With the advancement of the 2213WF, the overall trend of the stress gauge readings of the anchor cables in the No. 2 coal seam main track roadway coincides with the trend of developing the PDSZ. 2213WF after leaving 40 m of stop-mining pillars, the stress gauge readings of the anchor cables that pass through the main roadway PDSZ are higher than the other zones, which is the same direction as that of the roadway damage, and shows the typical asymmetric characteristics. Comparison of M1, M2, M3, M4, M5, and M6 shows that the anchor cable stress gauge readings in the main roadway PDSZ are the most sensitive to the effect of mining. The roadway PDSZ is reasonably the critical zone of the roadway control. The on-site monitoring results coincide with the critical zone of main roadway deviatoric stress regional loading in the above study, which shows that the theory of regional stress loading of the surrounding rock is reasonable.

Conclusion

This paper adopts numerical simulation field monitoring and other methods to explore the surrounding rock failure mode of the double-layer isolated island face main roadway under different degrees of regional stress loading conditions.
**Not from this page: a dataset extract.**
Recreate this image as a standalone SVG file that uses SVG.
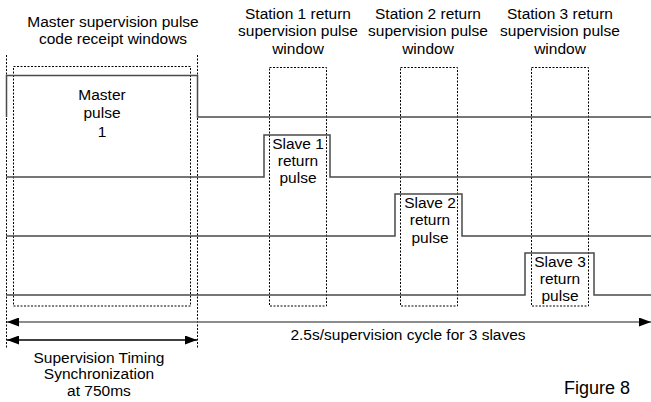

Conclusions were obtained as follows:

1. (1)

   When the 2213WF is behind the stop-mining line of the NO. 1 coal seam, the side near the 2213WF of the surrounding rock, the peak stress is smaller than the side away from the 2213WF, and the opposite is the case when advance. The reversal of the main stress direction deviation before and after pushing the upper stop mining line on the working face is consistent with the reverse loading trend of the surrounding rock stress. (the principle stress direction ahead of the 2213WF is: away from the 2213WF → towards the direction of the 2213WF slewing → away from the 2213WF).

2. (2)

   The roadway is affected by the superposition of multiple mining, and three possible development patterns of the peak deviatoric stress zone and nine corresponding evolution modes (one round tube body type, four anti-class hyperbolic body types, and four hyperbolic body types) will appear. Under the isobaric environment without regional stress loading, the PDSZ of the surrounding rock is round tube-like, the surrounding rock is stable. When the degree of regional stress loading is weaker, the PDSZ is in the shape of the anti-class hyperbolic body and will develop along the two ends of the line of the minimum principal stress direction at this time, and the deformation of the roadway is relatively controllable; when the degree of regional stress loading is deepened, the PDSZ is in the form of class hyperbolic body type, potential deformation and damage direction are doubled, making it difficult to form effective support for it.

3. (3)

   2213WF left 40 m protect coal pillar, the roadway PDSZ was developed along the transition zone of the left rib-roof in the form of anti-class hyperbolic body development. After targeted support through the asymmetric critical zone synergistic control method, on-site monitoring shows that the anchor cable stress gauge reading in the peak partial stress area is higher, the roadway deformation and failure is controllable, and the support program is reasonable and effective.